Oleh karena itu seluruh lembaga penyiaran harus menghentikan siaran quick count real count klaim kemenangan dan ucapan selamat secara sepihak kepada pasangan caloin presiden dan calon wakil presiden sampai tanggal 22 Juli 2014. Langkah ini diambil KPI dengan pertimbangan kepentingan publik yang lebih besar dan menjaga integrasi nasional. KPI juga memberikan apresiasi yang sebesar-besarnya terhadap lembaga penyiaran yang berusaha netral dan tidak lagi menyiarkan hasil quick count, real count dan saling klaim kemenangan serta mengucapkan selamat kepada salah satu calon. Selain itu juga KPI meminta lembaga penyiaran turut membantu KPU agar dapat bekerja dengan tenang menyelesaikan tugasnya, menyelesaikan semua proses pemilu.
KPI mengingatkan bahwa lembaga penyiaran menggunakan frekuensi yang merupakan sumber daya alam terbatas yang harus digunakan sebesar-besarnya untuk kepentingan publik. Sehingga lembaga penyiaran tidak boleh menyampaikan muatan siaranmengarah pada adu domba, merusak integritas berbangsa dan bernegara, serta cenderung membela golongan dan kelompok tertentu.
Siaran pers ini dikeluarkan oleh Ketua Pusat dengan ketuanya yang bernama Judhariksawan.
Benarkah KPI mengeluarkan siaran pers itu?
Berdasarkan penelusuran Tim Cek Fakta Ngopibareng.id, siaran pers itu memang pernah dikeluarkan oleh Komisi Penyiaran Indonesia (KPI) Pusat. Siaran pers ini juga masih dapat diakses di laman berikut ini.

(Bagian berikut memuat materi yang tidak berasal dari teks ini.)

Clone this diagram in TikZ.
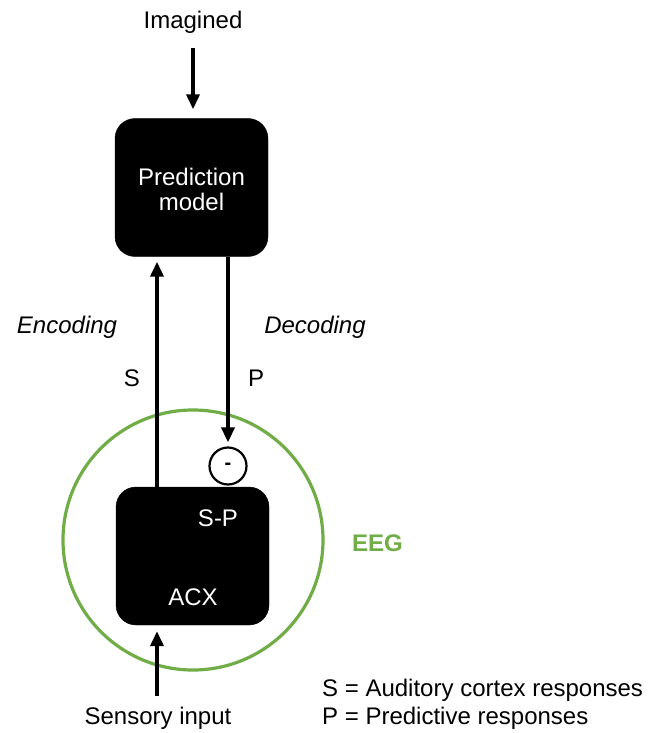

Sayangnya, siaran pers tersebut dikeluarkan pada 2014 yang lalu. Isi siaran pers itu pun merupakan imbauan untuk lembaga penyiaran yang menyiarkan soal pemilu 2014 yang lalu.
"Siaran pers ini pun dianggap sudah tak berlaku. Komisi Penyiaran Indonesia saat ini sudah mempunyai acuan yang baru," kata Sundari Sujianto Komisioner Komisi Penyiaran Indonesia Jawa Timur saat dihubungi Tim Cek Fakta Ngopibareng.id.
Acuan baru yang dimaksudkan oleh Sundari itu adalah baru Peraturan KPI (PKPI) No 4 tahun 2023 Tentang Pengawasan Pemberitaan, Penyiaran dan Iklan Kampanye Pemilihan Umum pada Lembaga Penyiaran.
Salah satu yang diatur dalam aturan ini adalah lembaga penyiaran memperbolehkan menayangkan quick count dengan beberapa syarat. Aturan lebih rinci bisa dilihat dalam Bab IV BAB IV Pengawasan pada Hari Pemungutan dan Penghitungan Suara.
Pada bab ini dijelaskan lembaga penyiaran boleh:
Menyiarkan prakiraan hasil penghitungan cepat Pemilu hanya boleh dilakukan paling cepat 2 (dua) jam setelah selesai pemungutan suara di wilayah Indonesia bagian barat;
Mencantumkan atau menyebutkan hasil hitung cepat/quick count yang dilakukan lembaga survei bukan merupakan hasil resmi Penyelenggara Pemilu; dan/atau
Menyiarkan hitung cepat/quick count hasil pemungutan dan penghitungan suara Pemilu dari lembaga survei yang terdaftar di Komisi Pemilihan Umum
Kesimpulan:
Tangkapan layar yang tersebar di grup-grup warga ini disinformasi.